* [TASK TO CARRY OUT] Out of the lines below, please list those that hold the string "chart".

* [PROVIDED MATERIAL]
==========

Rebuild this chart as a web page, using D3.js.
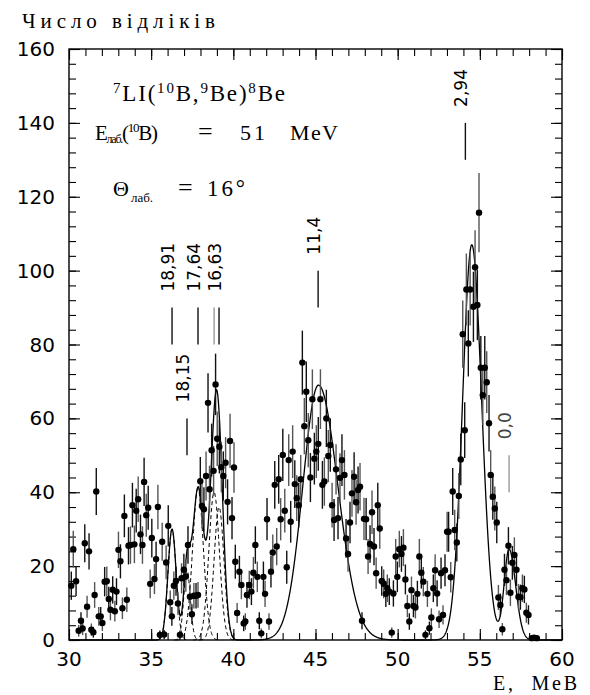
<!DOCTYPE html>
<html><head><meta charset="utf-8">
<script src="https://cdn.jsdelivr.net/npm/d3@7/dist/d3.min.js"></script>
<style>body{margin:0;background:#fff}svg{display:block}</style>
</head><body>
<svg id="chart" width="590" height="695"></svg>
<script>
// ---------- data ----------
const energy = [30.14,30.26,30.43,30.59,30.73,30.83,30.96,31.10,31.22,31.36,31.48,31.56,31.66,31.81,31.93,32.03,32.17,32.30,32.42,32.52,32.66,32.79,32.89,33.01,33.13,33.25,33.37,33.52,33.62,33.74,33.86,33.98,34.09,34.21,34.35,34.47,34.57,34.70,34.82,34.94,35.04,35.20,35.30,35.41,35.53,35.67,35.79,35.91,36.04,36.16,36.26,36.38,36.51,36.63,36.75,36.85,36.99,37.11,37.24,37.36,37.48,37.60,37.73,37.85,37.99,38.09,38.21,38.34,38.46,38.55,38.68,38.80,38.92,39.02,39.15,39.27,39.39,39.53,39.65,39.80,39.92,40.04,40.12,40.23,40.37,40.49,40.63,40.73,40.83,40.97,41.10,41.22,41.34,41.46,41.58,41.70,41.83,41.93,42.05,42.17,42.29,42.40,42.52,42.64,42.76,42.88,43.01,43.13,43.25,43.37,43.49,43.61,43.74,43.86,43.98,44.10,44.20,44.32,44.44,44.56,44.69,44.81,44.93,45.05,45.17,45.30,45.42,45.54,45.66,45.78,45.90,46.01,46.13,46.25,46.37,46.49,46.61,46.76,46.86,46.98,47.10,47.22,47.35,47.47,47.59,47.71,47.83,47.95,48.08,48.20,48.32,48.44,48.56,48.69,48.79,48.91,49.03,49.15,49.28,49.37,49.49,49.64,49.74,49.88,49.98,50.10,50.23,50.35,50.47,50.59,50.71,50.84,50.96,51.08,51.20,51.32,51.44,51.56,51.69,51.81,51.93,52.05,52.17,52.28,52.40,52.52,52.64,52.76,52.88,53.01,53.10,53.23,53.35,53.47,53.60,53.72,53.84,53.96,54.08,54.18,54.30,54.41,54.61,54.71,54.85,54.95,55.06,55.18,55.30,55.42,55.56,55.66,55.79,55.91,56.03,56.13,56.25,56.37,56.50,56.62,56.74,56.86,56.98,57.10,57.23,57.35,57.47,57.59,57.71,57.83,57.96,58.16,58.30,58.47];
const counts = [14.7,24.6,15.9,2.5,5.2,3.1,26.2,9.0,24.0,2.8,2.1,12.2,40.2,6.4,6.4,4.6,15.8,15.9,11.1,8.2,13.6,7.8,13.1,24.4,21.3,8.6,33.6,10.9,25.5,25.7,36.5,25.9,35.0,38.1,28.6,25.7,42.8,33.8,35.8,15.2,27.6,16.5,21.9,36.0,1.4,26.6,1.5,21.0,30.9,10.2,6.4,14.7,16.0,9.9,1.4,16.7,19.0,17.2,25.7,11.7,7.0,12.0,12.0,12.2,43.0,36.3,35.4,44.4,64.2,40.8,51.4,45.8,69.2,54.5,52.3,46.8,44.4,48.0,37.4,53.9,33.0,46.7,21.2,7.3,18.5,14.9,4.5,5.0,12.2,14.9,13.1,18.2,25.7,17.1,5.2,1.8,17.1,12.5,32.7,5.0,18.5,23.7,42.0,25.3,43.5,32.7,50.1,35.0,19.7,48.7,32.0,51.0,42.2,38.4,36.5,43.5,75.1,57.9,67.2,54.1,44.0,65.2,49.1,51.0,53.1,65.2,42.0,42.9,60.0,49.8,52.8,36.5,32.5,46.2,33.0,43.9,48.7,44.7,27.5,23.3,31.8,39.7,44.2,37.3,40.6,41.5,5.2,32.8,32.7,22.6,26.0,34.6,25.3,18.1,36.5,30.2,16.0,15.2,12.5,14.0,13.1,2.0,12.6,22.6,17.1,24.6,23.3,25.0,16.4,9.2,5.0,13.5,9.2,8.8,12.5,22.6,18.2,15.8,1.4,12.5,3.2,6.1,14.0,18.9,12.6,5.6,18.1,6.8,18.9,29.3,29.3,17.0,40.2,29.8,26.4,39.0,48.9,82.8,56.8,94.9,80.3,94.9,90.2,100.9,90.7,115.7,73.7,66.3,73.7,69.8,58.7,44.7,38.8,35.6,31.8,11.5,9.5,2.9,19.0,16.2,25.5,12.8,20.9,23.0,19.0,11.7,11.6,14.0,13.7,7.4,6.8,0.5,0.6,0.5];

// fitted peaks (solid = sum, dashed = single components)
const peakCenter = [36.27, 37.18, 37.85, 38.83, 39.13, 45.18, 54.51, 56.78];
const peakHeight = [30, 19, 41, 40, 36, 69, 107, 24.5];
const peakSigmaL = [0.25, 0.2, 0.33, 0.32, 0.30, 0.95, 0.56, 0.30];
const peakSigmaR = [0.25, 0.2, 0.33, 0.32, 0.30, 1.18, 0.60, 0.40];
const dashedPeaks = [0, 1, 2, 3, 4];

// level markers
const stateLabel  = ["18,91", "18,15", "17,64", "", "16,63", "11,4", "2,94", "0,0"];
const stateEnergy = [36.27, 37.18, 37.85, 38.83, 39.13, 45.16, 54.12, 56.78];
const stateLow    = [80, 50, 80, 80, 80, 90, 130, 40];
const stateHigh   = [90, 60, 90, 90, 90, 100, 140, 50];
const stateColor  = ["#111", "#111", "#111", "#999", "#111", "#111", "#111", "#999"];

const xTickLabels = [30, 35, 40, 45, 50, 55, 60];
const yTickLabels = [0, 20, 40, 60, 80, 100, 120, 140, 160];

// ---------- drawing ----------
const svg = d3.select("#chart");
const L = 69, R = 562, T = 49, B = 640;
const x = d3.scaleLinear().domain([30, 60]).range([L, R]);
const y = d3.scaleLinear().domain([0, 160]).range([B, T]);

function peakValue(i, e) {
  const s = e < peakCenter[i] ? peakSigmaL[i] : peakSigmaR[i];
  const d = (e - peakCenter[i]) / s;
  return peakHeight[i] * Math.exp(-0.5 * d * d);
}

// ticks on all four sides (inward)
const minorX = d3.range(30, 61, 1), minorY = d3.range(0, 161, 4);
const majorX = minorX.filter(v => v % 5 === 0), majorY = minorY.filter(v => v % 20 === 0);
function addAxis(gen, tr, vals, len) {
  const g = svg.append("g").attr("transform", tr)
    .call(gen.tickValues(vals).tickSize(-len).tickFormat(""));
  g.select(".domain").remove();
  g.selectAll("line").attr("stroke", "#000").attr("stroke-width", 1.1);
}
addAxis(d3.axisBottom(x), `translate(0,${B})`, minorX, 7);
addAxis(d3.axisBottom(x), `translate(0,${B})`, majorX, 11);
addAxis(d3.axisTop(x), `translate(0,${T})`, minorX, 7);
addAxis(d3.axisTop(x), `translate(0,${T})`, majorX, 11);
addAxis(d3.axisLeft(y), `translate(${L},0)`, minorY, 7);
addAxis(d3.axisLeft(y), `translate(${L},0)`, majorY, 11);
addAxis(d3.axisRight(y), `translate(${R},0)`, minorY, 7);
addAxis(d3.axisRight(y), `translate(${R},0)`, majorY, 11);

svg.append("rect").attr("x", L).attr("y", T).attr("width", R - L).attr("height", B - T)
  .attr("fill", "none").attr("stroke", "#000").attr("stroke-width", 1.4);

// tick labels
svg.append("g").selectAll("text").data(xTickLabels).join("text")
  .attr("x", d => x(d)).attr("y", 666).attr("text-anchor", "middle")
  .attr("font-family", "DejaVu Sans").attr("font-size", 20).text(d => d);
svg.append("g").selectAll("text").data(yTickLabels).join("text")
  .attr("x", 55).attr("y", d => y(d) + 7).attr("text-anchor", "end")
  .attr("font-family", "DejaVu Sans").attr("font-size", 20).text(d => d);

// spread text to a target width with letter spacing (keeps glyph stroke weight)
function fitSpacing(sel, target) {
  const w = sel.node().getComputedTextLength();
  const n = sel.text().length;
  if (n > 1) sel.attr("letter-spacing", (target - w) / (n - 1));
}
const serif = "Liberation Serif";

// axis titles
const yt = svg.append("text").attr("x", 22).attr("y", 28)
  .attr("font-family", serif).attr("font-size", 21).text("Число відліків");
fitSpacing(yt, 193);
const xt = svg.append("text").attr("x", 493).attr("y", 690)
  .attr("font-family", serif).attr("font-size", 20).attr("xml:space", "preserve").text("E,  MeB");
fitSpacing(xt, 84);

// annotation lines
const t1 = svg.append("text").attr("x", 113).attr("y", 101).attr("font-family", serif).attr("font-size", 23);
[["7", true], ["LI(", false], ["10", true], ["B,", false], ["9", true], ["Be)", false], ["8", true], ["Be", false]]
  .forEach(([s, sup], k) => t1.append("tspan").attr("font-size", sup ? 15 : 23)
    .attr("dy", sup ? (k === 0 ? -8 : -8) : 8).text(s));
fitSpacing(t1, 172);

const t2 = svg.append("text").attr("x", 95).attr("y", 140).attr("font-family", serif).attr("font-size", 21);
t2.append("tspan").text("E");
t2.append("tspan").attr("font-size", 12).attr("dy", 3).text("лаб.");
t2.append("tspan").attr("dy", -3).text("(");
t2.append("tspan").attr("font-size", 13).attr("dy", -8).text("10");
t2.append("tspan").attr("dy", 8).text("B)");
fitSpacing(t2, 63);
svg.append("text").attr("x", 198).attr("y", 140).attr("font-family", serif).attr("font-size", 26).text("=");
const n2 = svg.append("text").attr("x", 240).attr("y", 140).attr("font-family", serif).attr("font-size", 22).text("51");
fitSpacing(n2, 25);
const u2 = svg.append("text").attr("x", 290).attr("y", 140).attr("font-family", serif).attr("font-size", 22).text("MeV");
fitSpacing(u2, 48);

const t3 = svg.append("text").attr("x", 113).attr("y", 196).attr("font-family", serif).attr("font-size", 22);
t3.append("tspan").text("Θ");
t3.append("tspan").attr("font-size", 13).attr("dy", 6).attr("dx", 2).text("лаб.");
svg.append("text").attr("x", 178).attr("y", 196).attr("font-family", serif).attr("font-size", 26).text("=");
const n3 = svg.append("text").attr("x", 207).attr("y", 196).attr("font-family", serif).attr("font-size", 23).text("16°");
fitSpacing(n3, 38);

// level markers
const mk = svg.append("g");
stateEnergy.forEach((e, i) => {
  mk.append("line").attr("x1", x(e)).attr("x2", x(e)).attr("y1", y(stateLow[i])).attr("y2", y(stateHigh[i]))
    .attr("stroke", stateColor[i]).attr("stroke-width", 1.4);
  if (stateLabel[i]) {
    const bx = x(e) + 2, by = y(stateHigh[i]) - 16;
    mk.append("text").attr("transform", `translate(${bx},${by}) rotate(-90)`)
      .attr("font-family", "DejaVu Sans").attr("font-size", 17)
      .attr("fill", i === 7 ? "#444" : "#000").text(stateLabel[i]);
  }
});

// fit curves
const grid = d3.range(30, 60.001, 0.02);
const total = grid.map(e => [e, d3.sum(peakCenter, (c, i) => peakValue(i, e))]);
const line = d3.line().x(d => x(d[0])).y(d => y(d[1]));
dashedPeaks.forEach(i => {
  const pts = grid.filter(e => Math.abs(e - peakCenter[i]) < 4 * Math.max(peakSigmaL[i], peakSigmaR[i]))
    .map(e => [e, peakValue(i, e)]);
  svg.append("path").attr("d", line(pts)).attr("fill", "none").attr("stroke", "#000")
    .attr("stroke-width", 1).attr("stroke-dasharray", "4,3");
});
svg.append("path").attr("d", line(total)).attr("fill", "none").attr("stroke", "#000").attr("stroke-width", 1.3);

// data points with Poisson error bars
const pts = energy.map((e, i) => ({ e, c: counts[i] }));
const dp = svg.append("g");
dp.selectAll("line").data(pts).join("line")
  .attr("x1", d => x(d.e)).attr("x2", d => x(d.e))
  .attr("y1", d => y(Math.max(0, d.c - Math.sqrt(d.c)))).attr("y2", d => y(d.c + Math.sqrt(d.c)))
  .attr("stroke", (d, i) => i % 2 ? "#555" : "#111").attr("stroke-width", 1.4);
dp.selectAll("circle").data(pts).join("circle")
  .attr("cx", d => x(d.e)).attr("cy", d => y(d.c)).attr("r", 3.2).attr("fill", "#000");
</script>
</body></html>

==========

* [RESPONSE BELOW]
Rebuild this chart as a web page, using D3.js.
<svg id="chart" width="590" height="695"></svg>
const svg = d3.select("#chart");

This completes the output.